** Start MATERIAL TO PROCESS **

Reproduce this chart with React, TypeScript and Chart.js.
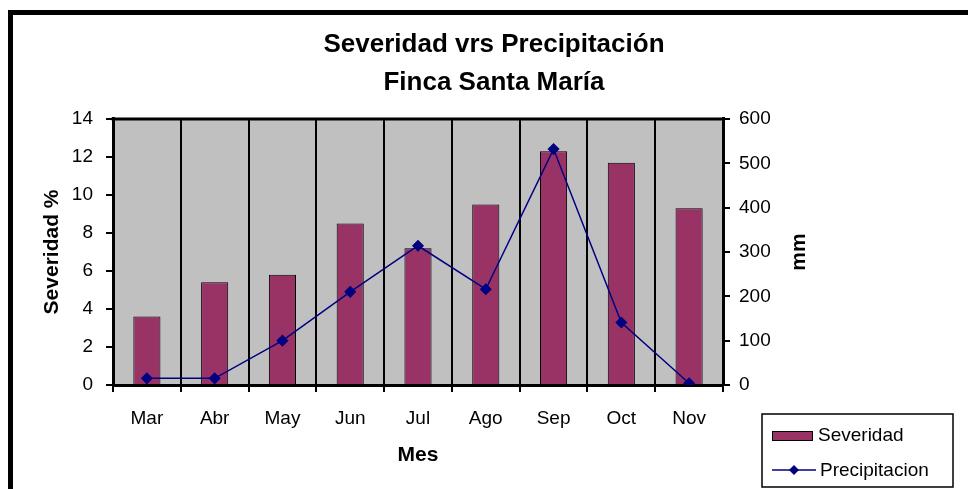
import React, { useEffect, useRef } from "react";
import { Chart, registerables } from "chart.js";

Chart.register(...registerables);

const months = ["Mar", "Abr", "May", "Jun", "Jul", "Ago", "Sep", "Oct", "Nov"];
const severidad = [3.6, 5.4, 5.8, 8.5, 7.2, 9.5, 12.3, 11.7, 9.3];
const precipitacion = [15, 15, 100, 210, 314, 216, 532, 141, 4];
const titleLines = ["Severidad vrs Precipitación", "Finca Santa María"];
const severidadLabel = "Severidad";
const precipLabel = "Precipitacion";
const leftAxisTitle = "Severidad %";
const rightAxisTitle = "mm";
const xAxisTitle = "Mes";

const FONT = '"Liberation Sans", Arial, Helvetica, sans-serif';
const BAR_COLOR = "#993366";
const LINE_COLOR = "#000080";
const PLOT_BG = "#C0C0C0";

export default function App() {
  const canvasRef = useRef<HTMLCanvasElement | null>(null);

  useEffect(() => {
    const canvas = canvasRef.current;
    if (!canvas) return;

    const decorPlugin = {
      id: "decor",
      beforeDraw(chart: any) {
        const { ctx, chartArea } = chart;
        ctx.save();
        ctx.fillStyle = PLOT_BG;
        ctx.fillRect(chartArea.left, chartArea.top, chartArea.right - chartArea.left, chartArea.bottom - chartArea.top);
        ctx.restore();
      },
      afterDraw(chart: any) {
        const { ctx, chartArea } = chart;
        ctx.save();
        // top border of plot area
        ctx.strokeStyle = "#000";
        ctx.lineWidth = 3;
        ctx.beginPath();
        ctx.moveTo(chartArea.left - 1.5, chartArea.top);
        ctx.lineTo(chartArea.right + 1.5, chartArea.top);
        ctx.stroke();

        // right axis title, rotated counter-clockwise
        ctx.fillStyle = "#000";
        ctx.font = `bold 21px ${FONT}`;
        ctx.textAlign = "center";
        ctx.textBaseline = "middle";
        ctx.translate(799, (chartArea.top + chartArea.bottom) / 2);
        ctx.rotate(-Math.PI / 2);
        ctx.fillText(rightAxisTitle, 0, 0);
        ctx.restore();

        // legend
        const ds = chart.data.datasets;
        ctx.save();
        ctx.strokeStyle = "#000";
        ctx.lineWidth = 1.5;
        ctx.strokeRect(762, 414, 191, 73);
        // bar swatch
        ctx.fillStyle = BAR_COLOR;
        ctx.fillRect(772, 431, 40, 9);
        ctx.lineWidth = 1;
        ctx.strokeRect(772.5, 431.5, 40, 9);
        // line swatch
        ctx.strokeStyle = LINE_COLOR;
        ctx.lineWidth = 1.5;
        ctx.beginPath();
        ctx.moveTo(772, 470);
        ctx.lineTo(816, 470);
        ctx.stroke();
        ctx.fillStyle = LINE_COLOR;
        ctx.beginPath();
        ctx.moveTo(794, 465);
        ctx.lineTo(799, 470);
        ctx.lineTo(794, 475);
        ctx.lineTo(789, 470);
        ctx.closePath();
        ctx.fill();
        // texts
        ctx.fillStyle = "#000";
        ctx.font = `19px ${FONT}`;
        ctx.textAlign = "left";
        ctx.textBaseline = "middle";
        ctx.fillText(ds[0].label, 818, 436);
        ctx.fillText(ds[1].label, 820, 471);
        ctx.restore();
      },
    };

    const chart = new Chart(canvas, {
      type: "bar",
      data: {
        labels: months,
        datasets: [
          {
            type: "bar",
            label: severidadLabel,
            data: severidad,
            yAxisID: "y",
            backgroundColor: BAR_COLOR,
            borderColor: "#000",
            borderWidth: 1,
            barPercentage: 0.4,
            categoryPercentage: 1,
            order: 1,
          },
          {
            type: "line",
            label: precipLabel,
            data: precipitacion,
            yAxisID: "y1",
            borderColor: LINE_COLOR,
            backgroundColor: LINE_COLOR,
            borderWidth: 1.5,
            pointStyle: "rectRot",
            pointRadius: 5,
            pointBackgroundColor: LINE_COLOR,
            pointBorderColor: LINE_COLOR,
            tension: 0,
            fill: false,
            order: 0,
          },
        ],
      },
      options: {
        responsive: false,
        animation: false,
        layout: { padding: { left: 20, right: 0, top: 0, bottom: 0 } },
        plugins: {
          legend: { display: false },
          tooltip: { enabled: false },
          title: {
            display: true,
            text: titleLines,
            color: "#000",
            font: { family: FONT, size: 26, weight: "bold", lineHeight: 1.46 },
            padding: { top: 26, bottom: 17 },
          },
        },
        scales: {
          x: {
            offset: true,
            grid: {
              offset: true,
              display: true,
              drawOnChartArea: true,
              drawTicks: true,
              tickLength: 7,
              color: "#000",
              lineWidth: 2,
            },
            border: { display: true, color: "#000", width: 3 },
            ticks: { color: "#000", font: { family: FONT, size: 19 }, padding: 15 },
            title: {
              display: true,
              text: xAxisTitle,
              color: "#000",
              font: { family: FONT, size: 21, weight: "bold" },
              padding: { top: 0, bottom: 21 },
            },
            afterFit(scale: any) {
              scale.height = 104;
            },
          },
          y: {
            position: "left",
            min: 0,
            max: 14,
            ticks: { stepSize: 2, color: "#000", font: { family: FONT, size: 19 }, padding: 13 },
            grid: { drawOnChartArea: false, drawTicks: true, tickLength: 7, color: "#000", lineWidth: 2 },
            border: { display: true, color: "#000", width: 3 },
            title: {
              display: true,
              text: leftAxisTitle,
              color: "#000",
              font: { family: FONT, size: 21, weight: "bold" },
              padding: { top: 20, bottom: 0 },
            },
            afterFit(scale: any) {
              scale.width = 93;
            },
          },
          y1: {
            position: "right",
            min: 0,
            max: 600,
            ticks: { stepSize: 100, color: "#000", font: { family: FONT, size: 19 }, padding: 9 },
            grid: { drawOnChartArea: false, drawTicks: true, tickLength: 7, color: "#000", lineWidth: 2 },
            border: { display: true, color: "#000", width: 3 },
            afterFit(scale: any) {
              scale.width = 245;
            },
          },
        },
      },
      plugins: [decorPlugin],
    } as any);

    return () => {
      chart.destroy();
    };
  }, []);

  return (
    <div
      style={{
        position: "fixed",
        left: 0,
        top: 0,
        width: 968,
        height: 489,
        overflow: "hidden",
        background: "#fff",
      }}
    >
      <div
        style={{
          position: "absolute",
          left: 8,
          top: 10,
          width: 2000,
          height: 2000,
          border: "5px solid #000",
          boxSizing: "border-box",
        }}
      />
      <canvas ref={canvasRef} width={968} height={489} style={{ position: "absolute", left: 0, top: 0 }} />
    </div>
  );
}
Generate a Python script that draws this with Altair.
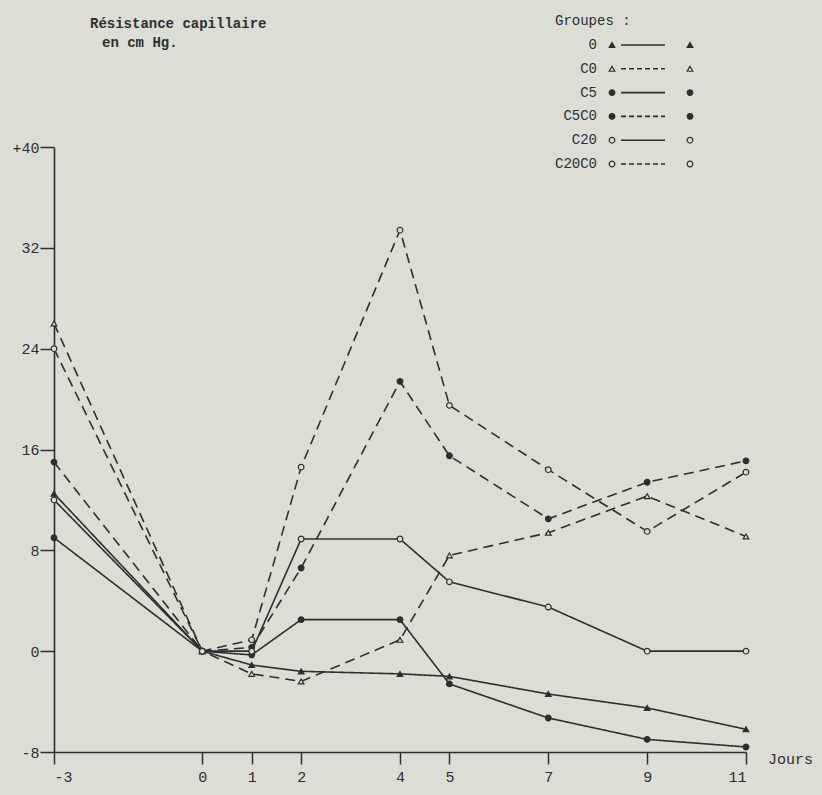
import altair as alt
import pandas as pd

ink = "#2e2e2e"
bg = "#dcddd4"
font = "Liberation Mono"

# ---- data ----
days = [-3, 0, 1, 2, 4, 5, 7, 9, 11]
groups = ["0", "C0", "C5", "C5C0", "C20", "C20C0"]
g_0 = [12.5, 0, -1.1, -1.6, -1.8, -2.0, -3.4, -4.5, -6.2]
g_C0 = [26.0, 0, -1.8, -2.4, 0.9, 7.6, 9.4, 12.3, 9.1]
g_C5 = [9.0, 0, -0.3, 2.5, 2.5, -2.6, -5.3, -7.0, -7.6]
g_C5C0 = [15.0, 0, 0.3, 6.6, 21.4, 15.5, 10.5, 13.4, 15.1]
g_C20 = [12.0, 0, 0.0, 8.9, 8.9, 5.5, 3.5, 0.0, 0.0]
g_C20C0 = [24.0, 0, 0.9, 14.6, 33.4, 19.5, 14.4, 9.5, 14.2]
y_ticks = [-8, 0, 8, 16, 24, 32, 40]

series = {"0": g_0, "C0": g_C0, "C5": g_C5, "C5C0": g_C5C0, "C20": g_C20, "C20C0": g_C20C0}
df = pd.DataFrame(
    [{"jour": d, "groupe": g, "r": v} for g in groups for d, v in zip(days, series[g])]
)
leg_df = pd.DataFrame({"groupe": groups})

# ---- styles ----
dash_range = [[1, 0], [10, 6], [1, 0], [10, 6], [1, 0], [10, 6]]
leg_dash_range = [[1, 0], [5, 3], [1, 0], [5, 3], [1, 0], [5, 3]]
shape_range = ["triangle-up", "triangle-up", "circle", "circle", "circle", "circle"]
fill_range = [ink, bg, ink, ink, bg, bg]
size_range = [32, 32, 13, 13, 18, 18]

shape_enc = alt.Shape("groupe:N", scale=alt.Scale(domain=groups, range=shape_range), legend=None)
fill_enc = alt.Fill("groupe:N", scale=alt.Scale(domain=groups, range=fill_range), legend=None)
size_enc = alt.Size("groupe:N", scale=alt.Scale(domain=groups, range=size_range), legend=None)

x_enc = alt.X(
    "jour:Q",
    scale=alt.Scale(domain=[-3, 11], nice=False, zero=False),
    axis=alt.Axis(values=days, title=None, tickSize=12, labelPadding=5,
                  labelExpr="'' + datum.value"),
)
y_enc = alt.Y(
    "r:Q",
    scale=alt.Scale(domain=[-8, 40], nice=False),
    axis=alt.Axis(
        values=y_ticks, title=None, tickSize=14, labelPadding=1,
        labelExpr="datum.value == 40 ? '+40' : '' + datum.value",
    ),
)
y_enc_noaxis = alt.Y("r:Q", scale=alt.Scale(domain=[-8, 40], nice=False), axis=None)

lines = alt.Chart(df).mark_line(color=ink, strokeWidth=1.6).encode(
    x=x_enc,
    y=y_enc,
    detail="groupe:N",
    strokeDash=alt.StrokeDash("groupe:N", scale=alt.Scale(domain=groups, range=dash_range), legend=None),
)

points = alt.Chart(df).mark_point(filled=True, stroke=ink, strokeWidth=1.2, opacity=1).encode(
    x="jour:Q", y=y_enc_noaxis, shape=shape_enc, fill=fill_enc, size=size_enc
)

# ---- legend built from the group list ----
y_leg = alt.Y("groupe:N", scale=alt.Scale(type="point", domain=groups, range=[-102, 17], padding=0), axis=None)

leg_text = alt.Chart(leg_df).mark_text(
    align="right", baseline="middle", font=font, fontSize=14, color=ink
).encode(x=alt.value(543), y=y_leg, text="groupe:N")

leg_rule = alt.Chart(leg_df).mark_rule(color=ink, strokeWidth=1.6).encode(
    x=alt.value(567), x2=alt.value(611), y=y_leg,
    strokeDash=alt.StrokeDash("groupe:N", scale=alt.Scale(domain=groups, range=leg_dash_range), legend=None),
)

leg_pts_l = alt.Chart(leg_df).mark_point(filled=True, stroke=ink, strokeWidth=1.2, opacity=1).encode(
    x=alt.value(558), y=y_leg, shape=shape_enc, fill=fill_enc, size=size_enc
)
leg_pts_r = alt.Chart(leg_df).mark_point(filled=True, stroke=ink, strokeWidth=1.2, opacity=1).encode(
    x=alt.value(636), y=y_leg, shape=shape_enc, fill=fill_enc, size=size_enc
)

groupes_title = alt.Chart(pd.DataFrame({"t": ["Groupes :"]})).mark_text(
    align="left", baseline="middle", font=font, fontSize=14, color=ink
).encode(x=alt.value(501), y=alt.value(-126), text="t:N")

title1 = alt.Chart(pd.DataFrame({"t": ["Résistance capillaire"]})).mark_text(
    align="left", baseline="middle", font=font, fontSize=14, fontWeight="bold", color=ink
).encode(x=alt.value(36), y=alt.value(-123), text="t:N")
title2 = alt.Chart(pd.DataFrame({"t": ["en cm Hg."]})).mark_text(
    align="left", baseline="middle", font=font, fontSize=14, fontWeight="bold", color=ink
).encode(x=alt.value(48), y=alt.value(-104), text="t:N")

jours = alt.Chart(pd.DataFrame({"t": ["Jours"]})).mark_text(
    align="left", baseline="middle", font=font, fontSize=15, color=ink
).encode(x=alt.value(714), y=alt.value(612), text="t:N")

chart = (
    alt.layer(lines, points, leg_rule, leg_pts_l, leg_pts_r, leg_text, groupes_title, title1, title2, jours)
    .resolve_scale(y="independent", strokeDash="independent")
    .properties(
        width=692,
        height=605,
        background=bg,
        autosize=alt.AutoSizeParams(type="none"),
        padding={"left": 54, "top": 147, "right": 76, "bottom": 43},
    )
    .configure_view(stroke=None)
    .configure_axis(
        grid=False,
        domainColor=ink,
        domainWidth=1.6,
        tickColor=ink,
        tickWidth=1.5,
        labelFont=font,
        labelFontSize=15,
        labelColor=ink,
    )
)

chart.save("out.html", embed_options={"renderer": "svg", "actions": False})
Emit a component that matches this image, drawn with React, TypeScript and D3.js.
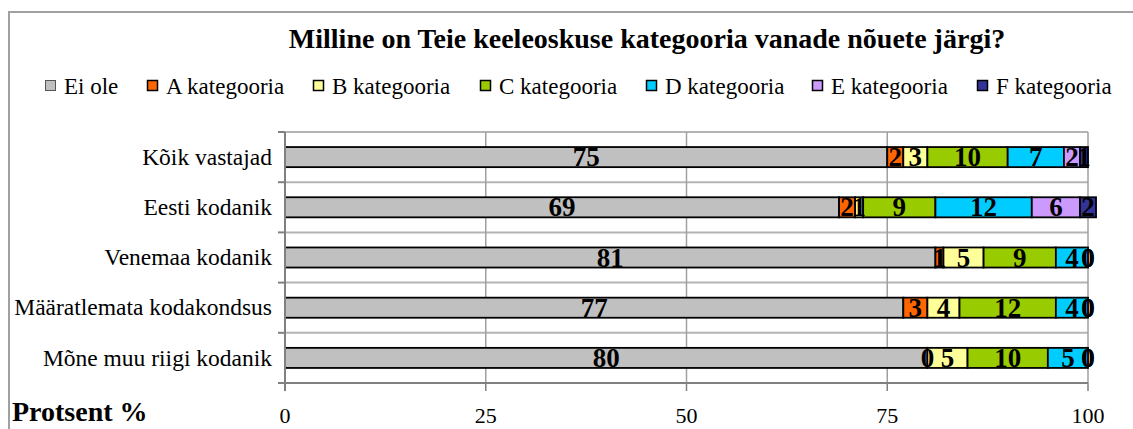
import React from "react";
import * as d3 from "d3";

const title = "Milline on Teie keeleoskuse kategooria vanade nõuete järgi?";

const categories = [
  "Kõik vastajad",
  "Eesti kodanik",
  "Venemaa kodanik",
  "Määratlemata kodakondsus",
  "Mõne muu riigi kodanik",
];

const seriesNames = [
  "Ei ole",
  "A kategooria",
  "B kategooria",
  "C kategooria",
  "D kategooria",
  "E kategooria",
  "F kategooria",
];

const eiOle = [75, 69, 81, 77, 80];
const katA = [2, 2, 1, 3, 0];
const katB = [3, 1, 5, 4, 5];
const katC = [10, 9, 9, 12, 10];
const katD = [7, 12, 4, 4, 5];
const katE = [2, 6, 0, 0, 0];
const katF = [1, 2, 0, 0, 0];

const xTicks = [0, 25, 50, 75, 100];

const colors = ["#c0c0c0", "#ff6600", "#ffff99", "#99cc00", "#00ccff", "#cc99ff", "#333399"];

const W = 1133;
const H = 429;
const font = "'Times New Roman', 'Liberation Serif', 'DejaVu Serif', serif";

const App = () => {
  const allSeries = [eiOle, katA, katB, katC, katD, katE, katF];
  const table = categories.map((c, i) => {
    const row: any = { cat: c };
    seriesNames.forEach((s, j) => (row[s] = allSeries[j][i]));
    return row;
  });

  const stacked = d3.stack().keys(seriesNames)(table);

  const x = d3.scaleLinear().domain([0, 100]).range([285, 1088]);
  const y = d3
    .scaleBand()
    .domain(categories)
    .range([132, 383])
    .paddingInner(0.6)
    .paddingOuter(0.3);
  const step = y.step();
  const bounds = d3.range(categories.length + 1).map((i) => 132 + i * step);

  const legendX = [45, 147, 313, 480, 646, 812, 977];

  return (
    <svg width={W} height={H} style={{ display: "block", position: "absolute", left: 0, top: 0 }}>
      <rect x={0} y={0} width={W} height={H} fill="#fff" />
      <rect x={9} y={12} width={W} height={H} fill="none" stroke="#a0a0a0" strokeWidth={2} />

      <text x={647} y={48} textAnchor="middle" fontFamily={font} fontWeight="bold" fontSize={28}>
        {title}
      </text>

      {seriesNames.map((s, i) => (
        <g key={s} transform={`translate(${legendX[i]},80)`}>
          <rect
            x={0.5}
            y={0.5}
            width={10}
            height={10}
            fill={colors[i]}
            stroke={i === 0 ? "#555" : "#000"}
            strokeWidth={i === 0 ? 1 : 1.5}
          />
          <text x={19} y={14} fontFamily={font} fontSize={23}>
            {s}
          </text>
        </g>
      ))}

      {/* plot area */}
      {bounds.map((b, i) => (
        <line key={"h" + i} x1={285} x2={1088} y1={b} y2={b} stroke="#b4b4b4" strokeWidth={2} />
      ))}
      {xTicks.slice(1).map((t) => (
        <line key={"v" + t} x1={x(t)} x2={x(t)} y1={132} y2={383} stroke="#a0a0a0" strokeWidth={1.5} />
      ))}

      {stacked.map((layer, li) => (
        <g key={layer.key}>
          {layer.map((d, i) => (
            <rect
              key={i}
              x={x(d[0])}
              y={y(categories[i])}
              width={x(d[1]) - x(d[0])}
              height={y.bandwidth()}
              fill={colors[li]}
              stroke="#000"
              strokeWidth={1.8}
            />
          ))}
        </g>
      ))}

      {stacked.map((layer) => (
        <g key={"l" + layer.key}>
          {layer.map((d, i) => (
            <text
              key={i}
              x={x((d[0] + d[1]) / 2)}
              y={(y(categories[i]) as number) + y.bandwidth() / 2}
              dy="0.34em"
              textAnchor="middle"
              fontFamily={font}
              fontWeight="bold"
              fontSize={27}
            >
              {d[1] - d[0]}
            </text>
          ))}
        </g>
      ))}

      {/* axes */}
      <line x1={285} x2={285} y1={132} y2={391} stroke="#808080" strokeWidth={2} />
      <line x1={285} x2={1088} y1={383} y2={383} stroke="#808080" strokeWidth={2} />
      {bounds.map((b, i) => (
        <line key={"yt" + i} x1={278} x2={285} y1={b} y2={b} stroke="#808080" strokeWidth={2} />
      ))}
      {xTicks.map((t) => (
        <g key={"xt" + t}>
          <line x1={x(t)} x2={x(t)} y1={383} y2={391} stroke="#808080" strokeWidth={1.5} />
          <text x={x(t)} y={423} textAnchor="middle" fontFamily={font} fontSize={22}>
            {t}
          </text>
        </g>
      ))}

      {categories.map((c) => (
        <text
          key={c}
          x={272}
          y={(y(c) as number) + y.bandwidth() / 2}
          dy="0.33em"
          textAnchor="end"
          fontFamily={font}
          fontSize={23.5}
        >
          {c}
        </text>
      ))}

      <text x={12} y={421} fontFamily={font} fontWeight="bold" fontSize={28}>
        Protsent %
      </text>
    </svg>
  );
};

export default App;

** End MATERIAL TO PROCESS **

TO BE DONE:
Give back exactly the lines from the one that holds "Emit a component" to the one that holds "New Roman', 'Liberation", with both ends and without the images.

ANSWER FOR THE TASK:
Emit a component that matches this image, drawn with React, TypeScript and D3.js.
import React from "react";
import * as d3 from "d3";

const title = "Milline on Teie keeleoskuse kategooria vanade nõuete järgi?";

const categories = [
  "Kõik vastajad",
  "Eesti kodanik",
  "Venemaa kodanik",
  "Määratlemata kodakondsus",
  "Mõne muu riigi kodanik",
];

const seriesNames = [
  "Ei ole",
  "A kategooria",
  "B kategooria",
  "C kategooria",
  "D kategooria",
  "E kategooria",
  "F kategooria",
];

const eiOle = [75, 69, 81, 77, 80];
const katA = [2, 2, 1, 3, 0];
const katB = [3, 1, 5, 4, 5];
const katC = [10, 9, 9, 12, 10];
const katD = [7, 12, 4, 4, 5];
const katE = [2, 6, 0, 0, 0];
const katF = [1, 2, 0, 0, 0];

const xTicks = [0, 25, 50, 75, 100];

const colors = ["#c0c0c0", "#ff6600", "#ffff99", "#99cc00", "#00ccff", "#cc99ff", "#333399"];

const W = 1133;
const H = 429;
const font = "'Times New Roman', 'Liberation Serif', 'DejaVu Serif', serif";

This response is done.